While this is all going on, Apple has missed its two-year deadline for migrating from Intel CPUs to Apple Silicon. Missing in action is a high-end Mac mini and, of course, the Mac Pro, last upgraded in 2019. That model remains in the lineup, and it is Uber-expensive, costing as much as a BMW 3 Series or Tesla Model 3 when maxed out.

Clearly only a small number of power users are able to afford such a beast, and not many more will need its power. Published reports say that Apple is working on a new Mac Pro, but apparently has hit some road bumps in boosting performance of Apple Silicon CPUs suited for the purpose. Today’s best power combo is a Mac Studio and the accompanying 27-inch Studio Display. A decent configuration, with tax, costs around $5,500. Configured to the max, including 128GB RAM and an 8TB SSD, would cost me $11,042.27 with local sales tax.

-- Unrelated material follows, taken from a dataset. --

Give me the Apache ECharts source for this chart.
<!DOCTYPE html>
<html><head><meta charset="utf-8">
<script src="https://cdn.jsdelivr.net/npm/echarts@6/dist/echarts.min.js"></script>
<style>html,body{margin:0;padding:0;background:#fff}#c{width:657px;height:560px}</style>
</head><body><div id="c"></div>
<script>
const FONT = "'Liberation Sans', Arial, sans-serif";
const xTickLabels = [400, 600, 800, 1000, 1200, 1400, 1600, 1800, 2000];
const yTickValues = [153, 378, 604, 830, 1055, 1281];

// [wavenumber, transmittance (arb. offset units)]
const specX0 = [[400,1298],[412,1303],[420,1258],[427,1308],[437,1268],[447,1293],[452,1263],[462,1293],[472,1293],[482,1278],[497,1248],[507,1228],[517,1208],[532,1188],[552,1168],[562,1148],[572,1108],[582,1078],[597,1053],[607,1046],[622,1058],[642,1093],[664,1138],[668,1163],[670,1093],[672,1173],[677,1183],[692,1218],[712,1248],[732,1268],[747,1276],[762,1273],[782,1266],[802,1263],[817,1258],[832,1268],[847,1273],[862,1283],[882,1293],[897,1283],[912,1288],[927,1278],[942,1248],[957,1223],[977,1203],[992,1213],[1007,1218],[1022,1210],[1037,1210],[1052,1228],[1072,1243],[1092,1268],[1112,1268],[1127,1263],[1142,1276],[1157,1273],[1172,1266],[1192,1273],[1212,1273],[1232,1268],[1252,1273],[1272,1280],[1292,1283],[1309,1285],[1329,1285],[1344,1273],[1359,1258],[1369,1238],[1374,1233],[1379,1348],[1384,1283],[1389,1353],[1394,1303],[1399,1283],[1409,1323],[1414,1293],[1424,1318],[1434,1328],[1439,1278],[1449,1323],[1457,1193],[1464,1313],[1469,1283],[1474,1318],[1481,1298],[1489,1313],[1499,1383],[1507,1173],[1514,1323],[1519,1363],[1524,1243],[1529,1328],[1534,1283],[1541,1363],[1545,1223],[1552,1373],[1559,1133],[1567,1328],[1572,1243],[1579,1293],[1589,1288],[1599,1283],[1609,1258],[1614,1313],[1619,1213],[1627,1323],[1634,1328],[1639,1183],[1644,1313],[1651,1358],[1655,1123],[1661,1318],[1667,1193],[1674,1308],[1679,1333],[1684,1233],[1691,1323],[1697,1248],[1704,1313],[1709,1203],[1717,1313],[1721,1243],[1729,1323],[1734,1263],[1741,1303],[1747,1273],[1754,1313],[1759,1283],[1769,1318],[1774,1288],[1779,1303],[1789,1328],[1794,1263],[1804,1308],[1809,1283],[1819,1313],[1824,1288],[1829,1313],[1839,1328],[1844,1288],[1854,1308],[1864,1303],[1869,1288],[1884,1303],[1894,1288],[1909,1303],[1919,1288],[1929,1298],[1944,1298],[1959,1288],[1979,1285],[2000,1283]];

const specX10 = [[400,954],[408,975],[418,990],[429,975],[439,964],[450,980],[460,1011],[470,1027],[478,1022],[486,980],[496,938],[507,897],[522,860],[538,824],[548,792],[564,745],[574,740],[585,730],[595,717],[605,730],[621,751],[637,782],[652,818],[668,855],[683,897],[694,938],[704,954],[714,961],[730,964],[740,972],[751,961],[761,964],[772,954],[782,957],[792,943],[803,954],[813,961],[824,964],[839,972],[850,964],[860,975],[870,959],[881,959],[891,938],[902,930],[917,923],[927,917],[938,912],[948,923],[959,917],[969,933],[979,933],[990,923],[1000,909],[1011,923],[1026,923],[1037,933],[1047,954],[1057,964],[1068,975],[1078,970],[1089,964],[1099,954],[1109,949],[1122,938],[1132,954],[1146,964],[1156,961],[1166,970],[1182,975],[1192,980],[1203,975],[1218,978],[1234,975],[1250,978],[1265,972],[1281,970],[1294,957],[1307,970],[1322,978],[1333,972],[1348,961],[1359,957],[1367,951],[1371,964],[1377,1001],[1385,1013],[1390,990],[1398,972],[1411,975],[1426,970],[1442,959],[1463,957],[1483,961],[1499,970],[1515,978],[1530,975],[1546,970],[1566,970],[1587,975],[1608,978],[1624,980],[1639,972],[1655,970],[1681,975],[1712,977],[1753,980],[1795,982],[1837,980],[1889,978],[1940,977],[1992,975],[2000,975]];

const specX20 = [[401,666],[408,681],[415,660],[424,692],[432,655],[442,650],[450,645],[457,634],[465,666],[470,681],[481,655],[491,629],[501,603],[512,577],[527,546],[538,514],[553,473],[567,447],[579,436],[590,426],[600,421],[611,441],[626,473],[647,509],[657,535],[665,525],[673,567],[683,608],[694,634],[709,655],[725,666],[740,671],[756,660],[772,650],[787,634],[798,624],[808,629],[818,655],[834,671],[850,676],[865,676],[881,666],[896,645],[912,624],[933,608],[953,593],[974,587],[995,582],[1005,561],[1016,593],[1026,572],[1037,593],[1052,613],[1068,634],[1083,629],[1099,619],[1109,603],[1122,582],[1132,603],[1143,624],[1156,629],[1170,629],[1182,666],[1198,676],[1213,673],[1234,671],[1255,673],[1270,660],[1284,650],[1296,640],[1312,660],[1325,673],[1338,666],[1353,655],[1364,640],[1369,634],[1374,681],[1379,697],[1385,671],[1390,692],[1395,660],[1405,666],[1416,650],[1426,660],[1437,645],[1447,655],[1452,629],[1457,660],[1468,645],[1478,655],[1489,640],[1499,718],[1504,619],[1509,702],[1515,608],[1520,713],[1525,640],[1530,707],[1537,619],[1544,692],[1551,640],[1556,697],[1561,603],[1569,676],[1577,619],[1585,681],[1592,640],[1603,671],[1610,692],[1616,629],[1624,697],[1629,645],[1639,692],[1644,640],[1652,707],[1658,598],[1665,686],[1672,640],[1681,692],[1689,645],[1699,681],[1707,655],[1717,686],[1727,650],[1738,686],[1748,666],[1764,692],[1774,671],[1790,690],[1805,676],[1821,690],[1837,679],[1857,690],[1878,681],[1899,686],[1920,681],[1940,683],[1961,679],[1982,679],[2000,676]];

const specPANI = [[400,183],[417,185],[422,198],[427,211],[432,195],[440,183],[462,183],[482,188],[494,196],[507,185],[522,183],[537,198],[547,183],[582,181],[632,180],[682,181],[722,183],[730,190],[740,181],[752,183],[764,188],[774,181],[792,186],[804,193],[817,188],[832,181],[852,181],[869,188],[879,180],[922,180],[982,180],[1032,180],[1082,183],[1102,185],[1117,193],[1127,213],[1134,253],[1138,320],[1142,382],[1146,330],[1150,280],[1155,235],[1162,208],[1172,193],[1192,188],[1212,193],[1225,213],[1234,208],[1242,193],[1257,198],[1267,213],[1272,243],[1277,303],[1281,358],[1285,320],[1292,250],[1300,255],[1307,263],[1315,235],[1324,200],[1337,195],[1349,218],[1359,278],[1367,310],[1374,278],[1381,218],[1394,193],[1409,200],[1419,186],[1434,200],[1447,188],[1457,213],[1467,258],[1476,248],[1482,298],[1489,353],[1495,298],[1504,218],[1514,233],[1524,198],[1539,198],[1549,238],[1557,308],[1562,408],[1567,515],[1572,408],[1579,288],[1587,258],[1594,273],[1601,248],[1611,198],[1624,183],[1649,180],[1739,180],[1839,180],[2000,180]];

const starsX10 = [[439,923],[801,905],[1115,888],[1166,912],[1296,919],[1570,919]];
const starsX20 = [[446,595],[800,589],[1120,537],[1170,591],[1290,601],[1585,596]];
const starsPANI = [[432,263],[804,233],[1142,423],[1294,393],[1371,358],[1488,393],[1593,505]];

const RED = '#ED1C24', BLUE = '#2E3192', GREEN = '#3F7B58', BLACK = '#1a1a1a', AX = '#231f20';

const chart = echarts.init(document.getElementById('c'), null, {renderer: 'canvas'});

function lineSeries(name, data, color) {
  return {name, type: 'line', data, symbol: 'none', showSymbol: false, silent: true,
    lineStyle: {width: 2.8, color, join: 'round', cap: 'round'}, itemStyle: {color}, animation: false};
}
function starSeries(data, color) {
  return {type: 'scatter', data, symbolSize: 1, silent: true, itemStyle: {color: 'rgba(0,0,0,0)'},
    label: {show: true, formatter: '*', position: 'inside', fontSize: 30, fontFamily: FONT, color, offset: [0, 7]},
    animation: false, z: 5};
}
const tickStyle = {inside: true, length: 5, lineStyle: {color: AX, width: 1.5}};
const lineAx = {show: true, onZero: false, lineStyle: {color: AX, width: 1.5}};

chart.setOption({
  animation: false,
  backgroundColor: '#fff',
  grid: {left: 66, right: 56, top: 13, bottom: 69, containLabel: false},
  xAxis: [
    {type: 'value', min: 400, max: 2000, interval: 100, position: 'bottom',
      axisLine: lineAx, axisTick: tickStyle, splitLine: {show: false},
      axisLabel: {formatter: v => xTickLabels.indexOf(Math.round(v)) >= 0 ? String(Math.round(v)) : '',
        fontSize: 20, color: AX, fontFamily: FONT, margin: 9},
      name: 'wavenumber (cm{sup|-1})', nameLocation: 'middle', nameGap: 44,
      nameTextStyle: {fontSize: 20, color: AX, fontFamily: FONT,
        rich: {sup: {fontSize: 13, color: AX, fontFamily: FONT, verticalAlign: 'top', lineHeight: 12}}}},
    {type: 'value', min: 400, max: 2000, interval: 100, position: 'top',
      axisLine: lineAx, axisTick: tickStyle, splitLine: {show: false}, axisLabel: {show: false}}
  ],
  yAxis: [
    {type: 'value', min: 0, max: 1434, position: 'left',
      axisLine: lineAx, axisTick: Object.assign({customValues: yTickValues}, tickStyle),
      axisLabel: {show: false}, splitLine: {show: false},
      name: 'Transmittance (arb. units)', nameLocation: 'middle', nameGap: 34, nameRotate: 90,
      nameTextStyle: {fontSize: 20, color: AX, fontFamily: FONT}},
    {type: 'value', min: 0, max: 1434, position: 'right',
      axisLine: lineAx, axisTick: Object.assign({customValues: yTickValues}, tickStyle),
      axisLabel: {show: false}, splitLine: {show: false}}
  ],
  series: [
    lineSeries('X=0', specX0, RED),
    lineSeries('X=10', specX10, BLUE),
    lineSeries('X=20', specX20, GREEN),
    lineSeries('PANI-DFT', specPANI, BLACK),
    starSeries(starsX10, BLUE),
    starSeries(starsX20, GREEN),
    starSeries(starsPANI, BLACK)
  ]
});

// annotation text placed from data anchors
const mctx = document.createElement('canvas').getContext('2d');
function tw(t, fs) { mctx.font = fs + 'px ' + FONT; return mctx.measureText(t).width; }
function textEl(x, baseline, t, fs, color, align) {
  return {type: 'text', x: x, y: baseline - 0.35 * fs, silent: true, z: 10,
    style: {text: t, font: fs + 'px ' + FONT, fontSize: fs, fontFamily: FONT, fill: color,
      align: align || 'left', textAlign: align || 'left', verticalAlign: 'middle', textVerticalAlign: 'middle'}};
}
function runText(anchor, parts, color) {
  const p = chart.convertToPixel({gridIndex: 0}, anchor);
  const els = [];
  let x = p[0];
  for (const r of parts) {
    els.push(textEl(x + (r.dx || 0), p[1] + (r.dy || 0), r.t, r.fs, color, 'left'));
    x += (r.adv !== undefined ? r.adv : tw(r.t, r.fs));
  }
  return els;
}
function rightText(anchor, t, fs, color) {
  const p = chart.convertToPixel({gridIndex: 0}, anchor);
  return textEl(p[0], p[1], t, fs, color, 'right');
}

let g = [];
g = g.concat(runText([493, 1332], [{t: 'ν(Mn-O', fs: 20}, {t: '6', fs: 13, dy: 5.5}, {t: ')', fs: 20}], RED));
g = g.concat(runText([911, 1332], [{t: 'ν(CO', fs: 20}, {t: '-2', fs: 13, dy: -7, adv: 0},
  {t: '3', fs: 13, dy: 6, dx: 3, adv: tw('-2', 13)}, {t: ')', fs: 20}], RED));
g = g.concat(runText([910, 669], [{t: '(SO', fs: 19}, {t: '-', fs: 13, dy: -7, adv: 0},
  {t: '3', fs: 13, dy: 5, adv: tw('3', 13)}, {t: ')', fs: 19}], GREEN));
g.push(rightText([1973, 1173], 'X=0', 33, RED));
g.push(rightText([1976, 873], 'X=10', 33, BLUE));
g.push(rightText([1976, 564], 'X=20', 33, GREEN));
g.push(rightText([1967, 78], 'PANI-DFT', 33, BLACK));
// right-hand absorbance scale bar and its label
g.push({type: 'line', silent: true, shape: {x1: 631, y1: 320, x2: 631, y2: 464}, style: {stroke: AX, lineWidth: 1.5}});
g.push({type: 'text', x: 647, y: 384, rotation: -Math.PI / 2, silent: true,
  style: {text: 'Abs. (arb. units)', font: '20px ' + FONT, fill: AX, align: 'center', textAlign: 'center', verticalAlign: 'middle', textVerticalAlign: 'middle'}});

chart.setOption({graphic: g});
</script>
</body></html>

And it would clearly beat the existing Mac Pro in most respects when it comes to performance, but upgrades are impossible. RAM is part of the system-on-a-chip. Adding any internal devices is not possible, though an aftermarket expansion box could manage an extra graphics card and other options).

Indeed, it’s fast enough that most Mac Pro users can probably upgrade and still get a hefty penny for the old models, which are still in demand from customers who aren’t ready to consider Apple Silicon or its lack of internal expansion.

So what does Apple have up its sleeve for the promised Mac Pro? Some suggest the chip they want to use isn’t ready yet, or it will just offer the same power as the Mac Studio with support for internal expansion. But would that even be worth it for most users who crave the latest and greatest? Maybe recent reports that Apple’s chip supplier, TSMC, has begun production of 3nm process chips will allow it to complete work on a new generation of Apple Silicon that will provide a sizable upgrade over the Mac Studio.

Maybe.

Maybe the Mac Pro’s time has passed by for the vast vast majority of potential customers. I made a similar decision in 2009, but my needs then and now were far more modest. Even a Mac Studio with just a few enhancements would suit, or perhaps the next generation 24-inch iMac if it arrives in 2023, assuming no new 27-inch model is in the offing.

Whatever I get, considering a useful life of 6-8 years, it would probably end up being, at my advanced age, my last Mac. With a mid-priced replacement, in a sense I’ll be ending up where I began 33 years ago.